We delay deployment until the database is ready.

heroku pg:wait && git push heroku master

Engine

Select an engine from the gallery. Download a .tar.gz from Github and open/expand it on your local computer.

🚨 Avoid engines that persist their model to the filesystem, which is incompatible with the emphermeral filesystem of Heroku dynos. These engines must be modified to use Amazon S3 or the database for persistence.

Create an engine

cd into the engine's directory, and ensure it is a git repo:

git init

Create a Heroku app for the engine

heroku create $engine_name
heroku buildpacks:add -i 1 https://github.com/heroku/heroku-buildpack-jvm-common.git
heroku buildpacks:add -i 2 https://github.com/heroku/predictionio-buildpack.git

Create a PredictionIO app in the eventserver

heroku run 'pio app new $pio_app_name' -a $eventserver_name
  • This returns an access key for the app; use it below in place of $pio_app_access_key.

Configure the Heroku app to use the eventserver

Replace the Postgres ID & eventserver config values with those from above:

heroku addons:attach $postgres_addon_id
heroku config:set \
  PIO_EVENTSERVER_HOSTNAME=$eventserver_name.herokuapp.com \
  PIO_EVENTSERVER_PORT=80 \
  PIO_EVENTSERVER_ACCESS_KEY=$pio_app_access_key \
  PIO_EVENTSERVER_APP_NAME=$pio_app_name

Update engine.json

Modify this file to make sure the appName parameter matches the app record created in the eventserver.

  "datasource": {
    "params" : {
      "appName": "$pio_app_name"
    }
  }

Import data

🚨 Mandatory: data is required for training to succeed and then to serve predictive queries.

This step will vary based on the engine. Typically, a command formatted like the following, should be run locally:

python ./data/import_eventserver.py \
  --url https://$eventserver_name.herokuapp.com \
  --access_key $pio_app_access_key
  • check the engine's data/ directory for exact naming & format.
  • pip install predictionio may be required for the import script to run

Deploy to Heroku

git add .
git commit -m "Initial PIO engine"
git push heroku master

Training

Automatic training

pio train will automatically run during release-phase of the Heroku app.

Manual training

heroku run train

# You may need to revive the app from "crashed" state.
heroku restart

Scale up

Once deployed, scale up the processes to avoid memory issues:

heroku ps:scale \
  web=1:Performance-M \
  release=0:Performance-L \
  train=0:Performance-L

Evaluation

PredictionIO provides an Evaluation mode for engines, which uses cross-validation to help select optimum engine parameters.

⚠️ Only engines that contain src/main/scala/Evaluation.scala support Evaluation mode.

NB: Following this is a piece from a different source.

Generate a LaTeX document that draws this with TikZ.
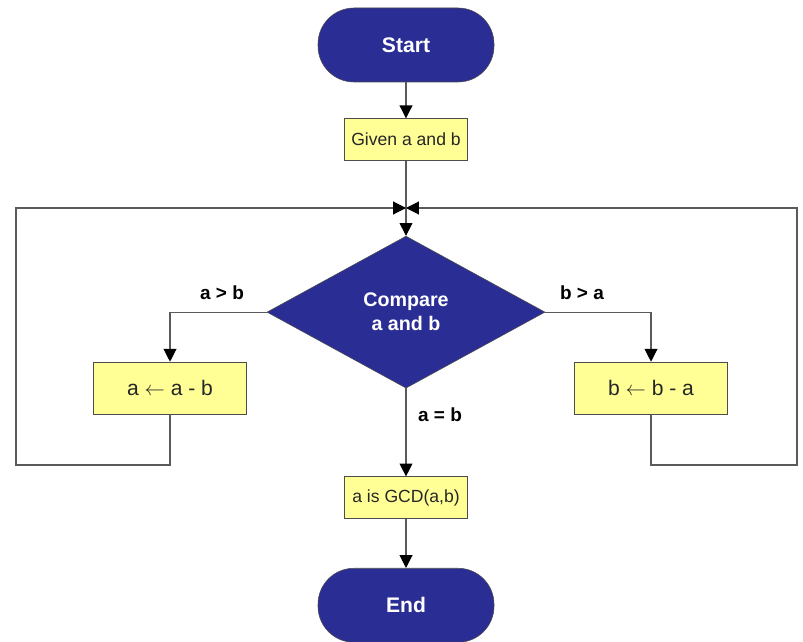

Changes required for evaluation

To run evaluation on Heroku, ensure src/main/scala/Evaluation.scala references the engine's name through the environment. Check the source file to verify that appName is set to sys.env("PIO_EVENTSERVER_APP_NAME"). For example:

DataSourceParams(appName = sys.env("PIO_EVENTSERVER_APP_NAME"), evalK = Some(5))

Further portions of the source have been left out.